── Dataset section ──
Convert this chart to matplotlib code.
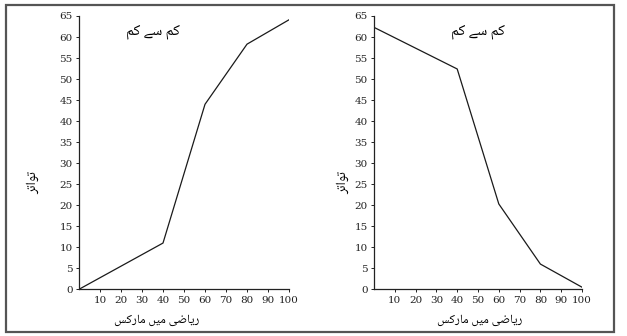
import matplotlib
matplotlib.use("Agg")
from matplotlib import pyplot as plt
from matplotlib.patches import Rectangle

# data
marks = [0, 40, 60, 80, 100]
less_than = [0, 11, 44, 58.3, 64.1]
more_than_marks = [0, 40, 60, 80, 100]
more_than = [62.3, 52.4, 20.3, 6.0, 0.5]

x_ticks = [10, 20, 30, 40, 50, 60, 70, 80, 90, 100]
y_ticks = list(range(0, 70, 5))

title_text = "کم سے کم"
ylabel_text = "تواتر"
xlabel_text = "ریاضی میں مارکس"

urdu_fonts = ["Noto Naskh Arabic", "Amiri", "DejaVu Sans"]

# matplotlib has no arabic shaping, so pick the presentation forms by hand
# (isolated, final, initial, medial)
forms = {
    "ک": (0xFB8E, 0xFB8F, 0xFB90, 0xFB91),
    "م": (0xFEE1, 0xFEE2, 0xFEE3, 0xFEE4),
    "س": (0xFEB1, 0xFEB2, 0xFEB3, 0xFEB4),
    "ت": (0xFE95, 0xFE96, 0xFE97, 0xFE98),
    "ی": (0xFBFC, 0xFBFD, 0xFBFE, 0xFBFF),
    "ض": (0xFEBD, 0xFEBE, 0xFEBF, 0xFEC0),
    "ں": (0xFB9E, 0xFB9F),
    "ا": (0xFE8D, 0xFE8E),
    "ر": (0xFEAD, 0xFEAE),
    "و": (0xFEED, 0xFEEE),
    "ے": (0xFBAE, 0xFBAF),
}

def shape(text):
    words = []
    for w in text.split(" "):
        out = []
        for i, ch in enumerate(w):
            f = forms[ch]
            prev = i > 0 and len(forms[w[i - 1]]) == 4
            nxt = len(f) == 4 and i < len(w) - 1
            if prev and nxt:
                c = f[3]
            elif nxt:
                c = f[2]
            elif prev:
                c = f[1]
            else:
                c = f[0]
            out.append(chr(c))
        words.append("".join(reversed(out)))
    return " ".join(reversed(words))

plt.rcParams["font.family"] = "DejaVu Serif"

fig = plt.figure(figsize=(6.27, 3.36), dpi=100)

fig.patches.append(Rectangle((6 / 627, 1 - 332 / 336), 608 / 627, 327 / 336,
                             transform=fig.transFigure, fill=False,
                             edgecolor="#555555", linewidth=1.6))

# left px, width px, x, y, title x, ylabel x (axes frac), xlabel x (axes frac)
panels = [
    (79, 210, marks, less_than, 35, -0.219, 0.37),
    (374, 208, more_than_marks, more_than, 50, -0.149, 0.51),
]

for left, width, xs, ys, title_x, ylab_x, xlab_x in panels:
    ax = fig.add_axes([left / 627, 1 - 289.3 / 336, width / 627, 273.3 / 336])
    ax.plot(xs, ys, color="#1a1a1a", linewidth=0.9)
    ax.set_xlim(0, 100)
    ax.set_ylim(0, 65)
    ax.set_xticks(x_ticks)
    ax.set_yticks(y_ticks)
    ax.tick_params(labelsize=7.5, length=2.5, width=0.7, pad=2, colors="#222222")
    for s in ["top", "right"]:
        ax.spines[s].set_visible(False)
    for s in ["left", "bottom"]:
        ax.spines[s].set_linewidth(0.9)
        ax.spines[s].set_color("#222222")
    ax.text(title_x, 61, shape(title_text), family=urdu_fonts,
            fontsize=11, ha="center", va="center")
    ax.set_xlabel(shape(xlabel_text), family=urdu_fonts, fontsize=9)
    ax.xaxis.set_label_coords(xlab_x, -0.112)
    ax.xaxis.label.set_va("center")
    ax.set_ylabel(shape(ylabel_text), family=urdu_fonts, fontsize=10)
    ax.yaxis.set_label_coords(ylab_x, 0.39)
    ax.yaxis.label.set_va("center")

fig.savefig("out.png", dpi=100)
───
**Given exercise**
All the lines above are to be reproduced exactly, except the pictures.

**Answer to the task**
Convert this chart to matplotlib code.
import matplotlib
matplotlib.use("Agg")
from matplotlib import pyplot as plt
from matplotlib.patches import Rectangle

# data
marks = [0, 40, 60, 80, 100]
less_than = [0, 11, 44, 58.3, 64.1]
more_than_marks = [0, 40, 60, 80, 100]
more_than = [62.3, 52.4, 20.3, 6.0, 0.5]

x_ticks = [10, 20, 30, 40, 50, 60, 70, 80, 90, 100]
y_ticks = list(range(0, 70, 5))

title_text = "کم سے کم"
ylabel_text = "تواتر"
xlabel_text = "ریاضی میں مارکس"

urdu_fonts = ["Noto Naskh Arabic", "Amiri", "DejaVu Sans"]

# matplotlib has no arabic shaping, so pick the presentation forms by hand
# (isolated, final, initial, medial)
forms = {
    "ک": (0xFB8E, 0xFB8F, 0xFB90, 0xFB91),
    "م": (0xFEE1, 0xFEE2, 0xFEE3, 0xFEE4),
    "س": (0xFEB1, 0xFEB2, 0xFEB3, 0xFEB4),
    "ت": (0xFE95, 0xFE96, 0xFE97, 0xFE98),
    "ی": (0xFBFC, 0xFBFD, 0xFBFE, 0xFBFF),
    "ض": (0xFEBD, 0xFEBE, 0xFEBF, 0xFEC0),
    "ں": (0xFB9E, 0xFB9F),
    "ا": (0xFE8D, 0xFE8E),
    "ر": (0xFEAD, 0xFEAE),
    "و": (0xFEED, 0xFEEE),
    "ے": (0xFBAE, 0xFBAF),
}

def shape(text):
    words = []
    for w in text.split(" "):
        out = []
        for i, ch in enumerate(w):
            f = forms[ch]
            prev = i > 0 and len(forms[w[i - 1]]) == 4
            nxt = len(f) == 4 and i < len(w) - 1
            if prev and nxt:
                c = f[3]
            elif nxt:
                c = f[2]
            elif prev:
                c = f[1]
            else:
                c = f[0]
            out.append(chr(c))
        words.append("".join(reversed(out)))
    return " ".join(reversed(words))

plt.rcParams["font.family"] = "DejaVu Serif"

fig = plt.figure(figsize=(6.27, 3.36), dpi=100)

fig.patches.append(Rectangle((6 / 627, 1 - 332 / 336), 608 / 627, 327 / 336,
                             transform=fig.transFigure, fill=False,
                             edgecolor="#555555", linewidth=1.6))

# left px, width px, x, y, title x, ylabel x (axes frac), xlabel x (axes frac)
panels = [
    (79, 210, marks, less_than, 35, -0.219, 0.37),
    (374, 208, more_than_marks, more_than, 50, -0.149, 0.51),
]

for left, width, xs, ys, title_x, ylab_x, xlab_x in panels:
    ax = fig.add_axes([left / 627, 1 - 289.3 / 336, width / 627, 273.3 / 336])
    ax.plot(xs, ys, color="#1a1a1a", linewidth=0.9)
    ax.set_xlim(0, 100)
    ax.set_ylim(0, 65)
    ax.set_xticks(x_ticks)
    ax.set_yticks(y_ticks)
    ax.tick_params(labelsize=7.5, length=2.5, width=0.7, pad=2, colors="#222222")
    for s in ["top", "right"]:
        ax.spines[s].set_visible(False)
    for s in ["left", "bottom"]:
        ax.spines[s].set_linewidth(0.9)
        ax.spines[s].set_color("#222222")
    ax.text(title_x, 61, shape(title_text), family=urdu_fonts,
            fontsize=11, ha="center", va="center")
    ax.set_xlabel(shape(xlabel_text), family=urdu_fonts, fontsize=9)
    ax.xaxis.set_label_coords(xlab_x, -0.112)
    ax.xaxis.label.set_va("center")
    ax.set_ylabel(shape(ylabel_text), family=urdu_fonts, fontsize=10)
    ax.yaxis.set_label_coords(ylab_x, 0.39)
    ax.yaxis.label.set_va("center")

fig.savefig("out.png", dpi=100)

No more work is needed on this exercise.